> Problem details
Reproduce the listing below from the line with "What React, TypeScript" to the line with "CartesianGrid, Legend, LabelList", both lines included, character for character, minus any pictures.

> Exercise material
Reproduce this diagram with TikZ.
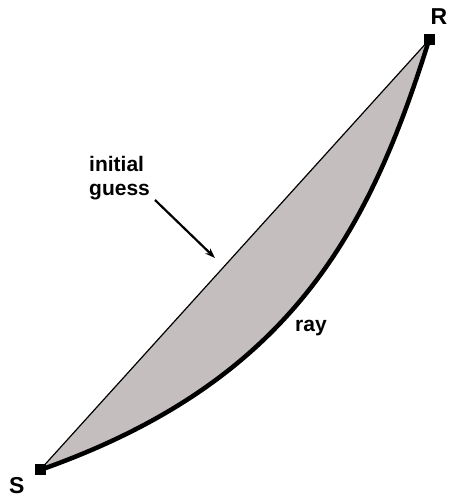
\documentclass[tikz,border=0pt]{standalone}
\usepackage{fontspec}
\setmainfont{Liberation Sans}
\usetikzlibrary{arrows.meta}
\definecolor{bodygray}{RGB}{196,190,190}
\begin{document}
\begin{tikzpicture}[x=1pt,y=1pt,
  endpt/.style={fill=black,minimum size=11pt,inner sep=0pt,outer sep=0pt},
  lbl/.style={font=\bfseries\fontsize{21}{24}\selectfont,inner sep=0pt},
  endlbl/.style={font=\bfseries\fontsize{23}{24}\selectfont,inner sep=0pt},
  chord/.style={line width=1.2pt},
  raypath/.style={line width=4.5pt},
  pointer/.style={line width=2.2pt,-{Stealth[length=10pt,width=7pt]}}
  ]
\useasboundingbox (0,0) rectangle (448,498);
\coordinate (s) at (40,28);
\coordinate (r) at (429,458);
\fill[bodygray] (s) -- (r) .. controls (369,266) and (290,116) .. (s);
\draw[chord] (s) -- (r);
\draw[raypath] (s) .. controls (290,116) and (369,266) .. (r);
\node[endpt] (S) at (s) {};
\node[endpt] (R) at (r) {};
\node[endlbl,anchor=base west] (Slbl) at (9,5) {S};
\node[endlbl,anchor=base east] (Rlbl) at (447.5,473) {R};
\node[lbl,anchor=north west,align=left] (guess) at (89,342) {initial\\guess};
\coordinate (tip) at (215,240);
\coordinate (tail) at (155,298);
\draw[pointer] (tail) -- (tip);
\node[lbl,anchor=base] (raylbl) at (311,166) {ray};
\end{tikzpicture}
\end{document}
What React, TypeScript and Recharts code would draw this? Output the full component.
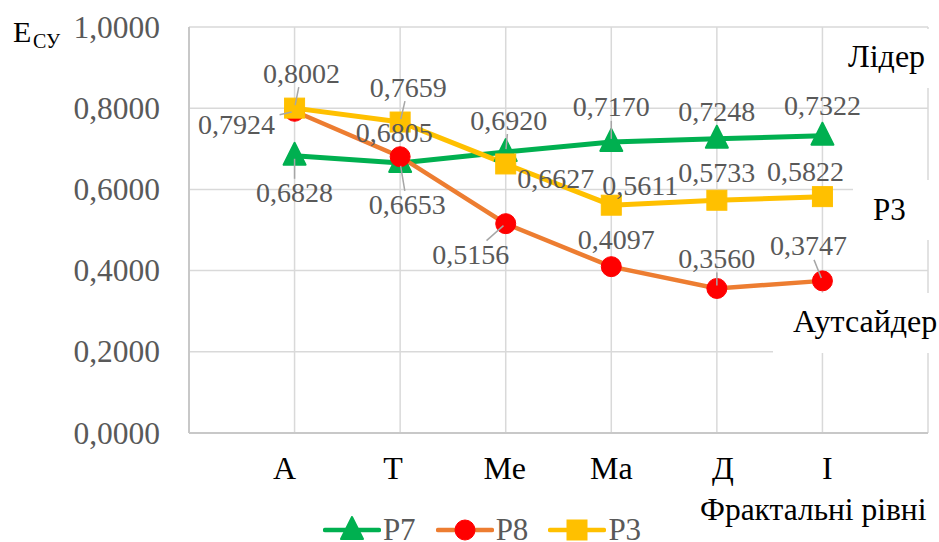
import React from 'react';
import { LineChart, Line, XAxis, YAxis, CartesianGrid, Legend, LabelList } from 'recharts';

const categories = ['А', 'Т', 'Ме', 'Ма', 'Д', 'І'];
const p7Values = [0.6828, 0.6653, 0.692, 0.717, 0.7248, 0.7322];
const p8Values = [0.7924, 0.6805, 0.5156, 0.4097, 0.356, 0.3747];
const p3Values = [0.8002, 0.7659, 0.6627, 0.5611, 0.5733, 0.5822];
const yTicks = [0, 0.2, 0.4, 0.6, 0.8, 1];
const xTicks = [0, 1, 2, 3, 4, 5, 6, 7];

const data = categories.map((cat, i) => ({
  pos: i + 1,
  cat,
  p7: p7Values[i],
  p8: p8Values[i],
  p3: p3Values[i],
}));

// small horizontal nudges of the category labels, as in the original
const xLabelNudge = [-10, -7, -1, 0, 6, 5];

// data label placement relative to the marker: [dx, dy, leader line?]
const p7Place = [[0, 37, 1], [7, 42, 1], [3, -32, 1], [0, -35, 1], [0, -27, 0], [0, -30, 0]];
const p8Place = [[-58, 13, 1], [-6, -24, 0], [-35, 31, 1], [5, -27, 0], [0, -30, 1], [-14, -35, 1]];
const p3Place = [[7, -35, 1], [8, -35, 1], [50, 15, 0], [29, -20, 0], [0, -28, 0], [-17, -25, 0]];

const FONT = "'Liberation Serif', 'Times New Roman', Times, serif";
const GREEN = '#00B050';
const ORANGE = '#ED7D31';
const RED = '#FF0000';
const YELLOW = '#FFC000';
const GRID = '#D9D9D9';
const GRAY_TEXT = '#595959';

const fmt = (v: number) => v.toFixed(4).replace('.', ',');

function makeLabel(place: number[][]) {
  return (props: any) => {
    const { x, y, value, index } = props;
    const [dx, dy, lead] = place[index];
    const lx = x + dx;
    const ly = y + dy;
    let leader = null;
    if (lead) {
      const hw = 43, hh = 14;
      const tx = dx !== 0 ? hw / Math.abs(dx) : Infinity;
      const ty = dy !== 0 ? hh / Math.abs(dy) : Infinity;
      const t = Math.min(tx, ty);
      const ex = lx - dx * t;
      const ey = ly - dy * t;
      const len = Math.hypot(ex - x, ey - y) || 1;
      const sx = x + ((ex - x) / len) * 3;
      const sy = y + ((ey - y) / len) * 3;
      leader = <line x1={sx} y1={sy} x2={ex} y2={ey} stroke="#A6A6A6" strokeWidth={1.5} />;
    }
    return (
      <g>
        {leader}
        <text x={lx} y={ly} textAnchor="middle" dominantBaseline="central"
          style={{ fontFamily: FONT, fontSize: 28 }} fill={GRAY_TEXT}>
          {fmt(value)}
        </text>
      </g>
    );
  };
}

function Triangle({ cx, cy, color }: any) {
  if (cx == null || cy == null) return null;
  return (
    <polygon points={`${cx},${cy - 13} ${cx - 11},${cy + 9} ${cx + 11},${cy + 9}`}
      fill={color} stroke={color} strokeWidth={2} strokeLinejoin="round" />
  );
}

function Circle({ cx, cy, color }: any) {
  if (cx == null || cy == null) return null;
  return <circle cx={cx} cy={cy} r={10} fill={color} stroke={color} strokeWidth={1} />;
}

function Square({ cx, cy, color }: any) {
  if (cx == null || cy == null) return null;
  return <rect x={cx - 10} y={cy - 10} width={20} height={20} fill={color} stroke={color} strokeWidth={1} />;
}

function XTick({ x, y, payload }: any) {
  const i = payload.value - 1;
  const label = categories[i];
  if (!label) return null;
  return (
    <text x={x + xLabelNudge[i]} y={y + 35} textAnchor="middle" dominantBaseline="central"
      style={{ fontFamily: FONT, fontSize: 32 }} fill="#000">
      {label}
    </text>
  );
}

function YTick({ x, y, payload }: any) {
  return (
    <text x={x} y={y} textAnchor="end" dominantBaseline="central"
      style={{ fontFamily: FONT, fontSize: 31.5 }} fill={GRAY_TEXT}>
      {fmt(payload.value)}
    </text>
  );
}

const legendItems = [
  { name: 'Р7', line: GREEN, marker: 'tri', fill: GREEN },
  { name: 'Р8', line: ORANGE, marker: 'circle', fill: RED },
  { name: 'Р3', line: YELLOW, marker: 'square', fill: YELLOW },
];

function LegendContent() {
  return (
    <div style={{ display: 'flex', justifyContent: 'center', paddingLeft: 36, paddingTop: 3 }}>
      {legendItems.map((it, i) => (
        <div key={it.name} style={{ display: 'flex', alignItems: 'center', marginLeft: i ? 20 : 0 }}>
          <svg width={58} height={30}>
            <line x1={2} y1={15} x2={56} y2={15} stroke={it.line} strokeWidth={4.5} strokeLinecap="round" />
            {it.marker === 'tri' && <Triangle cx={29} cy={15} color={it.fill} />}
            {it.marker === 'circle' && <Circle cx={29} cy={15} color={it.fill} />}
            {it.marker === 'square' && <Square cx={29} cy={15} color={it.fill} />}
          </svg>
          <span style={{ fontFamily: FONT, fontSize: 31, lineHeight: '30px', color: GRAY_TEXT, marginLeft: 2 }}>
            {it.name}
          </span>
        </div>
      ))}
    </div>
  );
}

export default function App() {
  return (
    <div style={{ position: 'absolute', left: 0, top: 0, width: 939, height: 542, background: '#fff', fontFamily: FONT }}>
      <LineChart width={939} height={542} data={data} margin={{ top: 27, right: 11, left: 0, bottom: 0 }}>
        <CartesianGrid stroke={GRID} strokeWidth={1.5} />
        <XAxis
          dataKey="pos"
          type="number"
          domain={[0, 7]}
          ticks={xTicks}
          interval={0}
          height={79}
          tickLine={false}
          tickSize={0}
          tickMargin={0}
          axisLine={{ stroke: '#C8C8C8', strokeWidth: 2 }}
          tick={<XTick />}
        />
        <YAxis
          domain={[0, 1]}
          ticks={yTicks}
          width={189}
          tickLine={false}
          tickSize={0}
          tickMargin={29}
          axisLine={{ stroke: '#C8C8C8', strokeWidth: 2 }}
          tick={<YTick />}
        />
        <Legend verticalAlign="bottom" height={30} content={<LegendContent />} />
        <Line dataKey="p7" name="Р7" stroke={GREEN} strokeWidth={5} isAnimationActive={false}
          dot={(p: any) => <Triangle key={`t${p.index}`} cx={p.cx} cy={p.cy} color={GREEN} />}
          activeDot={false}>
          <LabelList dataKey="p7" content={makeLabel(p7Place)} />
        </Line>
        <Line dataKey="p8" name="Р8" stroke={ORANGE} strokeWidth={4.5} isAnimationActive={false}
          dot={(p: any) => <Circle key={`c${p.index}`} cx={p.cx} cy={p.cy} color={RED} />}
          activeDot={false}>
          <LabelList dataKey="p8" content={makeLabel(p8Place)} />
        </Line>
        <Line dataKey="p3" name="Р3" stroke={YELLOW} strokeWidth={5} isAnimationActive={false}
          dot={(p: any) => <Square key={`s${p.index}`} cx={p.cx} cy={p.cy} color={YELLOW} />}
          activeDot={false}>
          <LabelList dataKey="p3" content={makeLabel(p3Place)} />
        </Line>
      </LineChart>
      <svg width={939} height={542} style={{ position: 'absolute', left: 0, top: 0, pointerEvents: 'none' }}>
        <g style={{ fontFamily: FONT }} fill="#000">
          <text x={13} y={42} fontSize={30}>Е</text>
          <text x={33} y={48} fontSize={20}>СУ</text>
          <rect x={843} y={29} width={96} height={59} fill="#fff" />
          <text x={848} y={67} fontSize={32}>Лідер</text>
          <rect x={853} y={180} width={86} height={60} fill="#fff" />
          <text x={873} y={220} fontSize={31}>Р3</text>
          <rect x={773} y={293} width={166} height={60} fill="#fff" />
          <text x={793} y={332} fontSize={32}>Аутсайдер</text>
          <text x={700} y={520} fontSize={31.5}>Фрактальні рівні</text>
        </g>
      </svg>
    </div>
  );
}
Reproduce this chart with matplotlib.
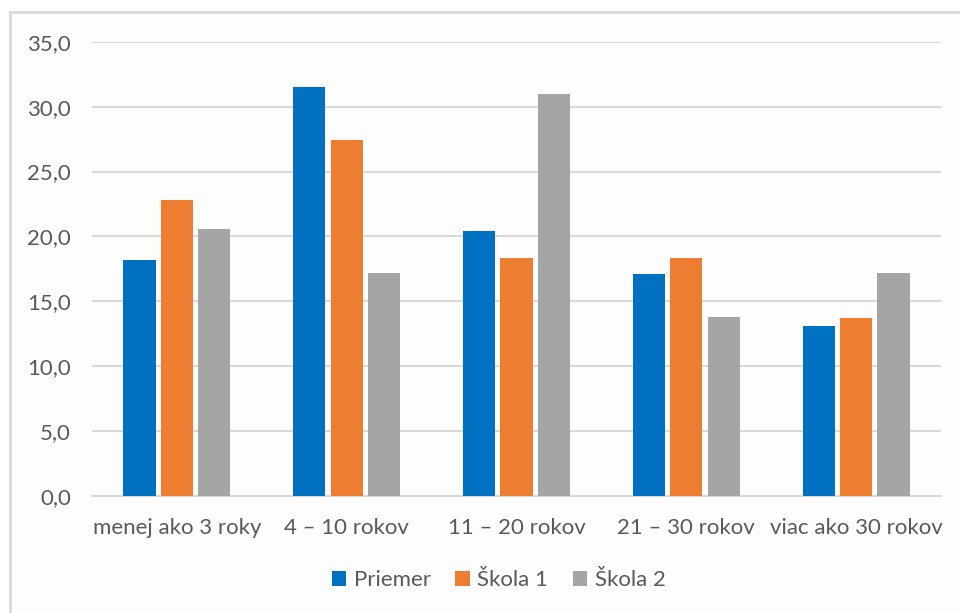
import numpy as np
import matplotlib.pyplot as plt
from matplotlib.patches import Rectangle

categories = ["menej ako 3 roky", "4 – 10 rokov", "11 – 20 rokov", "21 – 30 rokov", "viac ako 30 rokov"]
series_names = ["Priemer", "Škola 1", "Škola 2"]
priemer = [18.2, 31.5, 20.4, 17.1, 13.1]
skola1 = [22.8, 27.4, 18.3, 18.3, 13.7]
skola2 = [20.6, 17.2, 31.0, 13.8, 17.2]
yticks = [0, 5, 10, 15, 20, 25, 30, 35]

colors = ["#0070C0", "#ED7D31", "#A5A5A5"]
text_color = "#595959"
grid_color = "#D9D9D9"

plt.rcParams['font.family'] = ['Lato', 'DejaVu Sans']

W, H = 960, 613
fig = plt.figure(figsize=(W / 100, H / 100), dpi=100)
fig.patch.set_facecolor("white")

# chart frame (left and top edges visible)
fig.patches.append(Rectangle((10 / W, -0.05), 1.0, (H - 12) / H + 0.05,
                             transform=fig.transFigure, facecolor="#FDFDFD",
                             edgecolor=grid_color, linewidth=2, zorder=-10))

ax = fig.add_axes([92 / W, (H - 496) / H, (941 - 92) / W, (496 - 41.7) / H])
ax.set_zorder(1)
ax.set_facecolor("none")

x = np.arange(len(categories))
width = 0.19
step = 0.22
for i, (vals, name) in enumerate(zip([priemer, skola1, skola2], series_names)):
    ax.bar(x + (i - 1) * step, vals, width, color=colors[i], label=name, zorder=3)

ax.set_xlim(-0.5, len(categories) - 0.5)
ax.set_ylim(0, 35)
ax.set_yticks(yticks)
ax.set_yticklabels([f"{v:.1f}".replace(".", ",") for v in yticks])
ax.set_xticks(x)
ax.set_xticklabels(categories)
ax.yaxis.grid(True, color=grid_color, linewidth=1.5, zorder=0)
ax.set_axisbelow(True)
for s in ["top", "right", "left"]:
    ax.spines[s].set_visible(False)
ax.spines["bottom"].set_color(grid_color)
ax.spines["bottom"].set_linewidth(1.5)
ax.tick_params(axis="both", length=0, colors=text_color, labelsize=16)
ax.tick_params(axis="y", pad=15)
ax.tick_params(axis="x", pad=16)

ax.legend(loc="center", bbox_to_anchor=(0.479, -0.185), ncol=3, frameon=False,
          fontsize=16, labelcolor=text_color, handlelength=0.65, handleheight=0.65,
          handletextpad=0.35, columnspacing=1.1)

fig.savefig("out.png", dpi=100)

> Solution
What React, TypeScript and Recharts code would draw this? Output the full component.
import React from 'react';
import { LineChart, Line, XAxis, YAxis, CartesianGrid, Legend, LabelList } from 'recharts';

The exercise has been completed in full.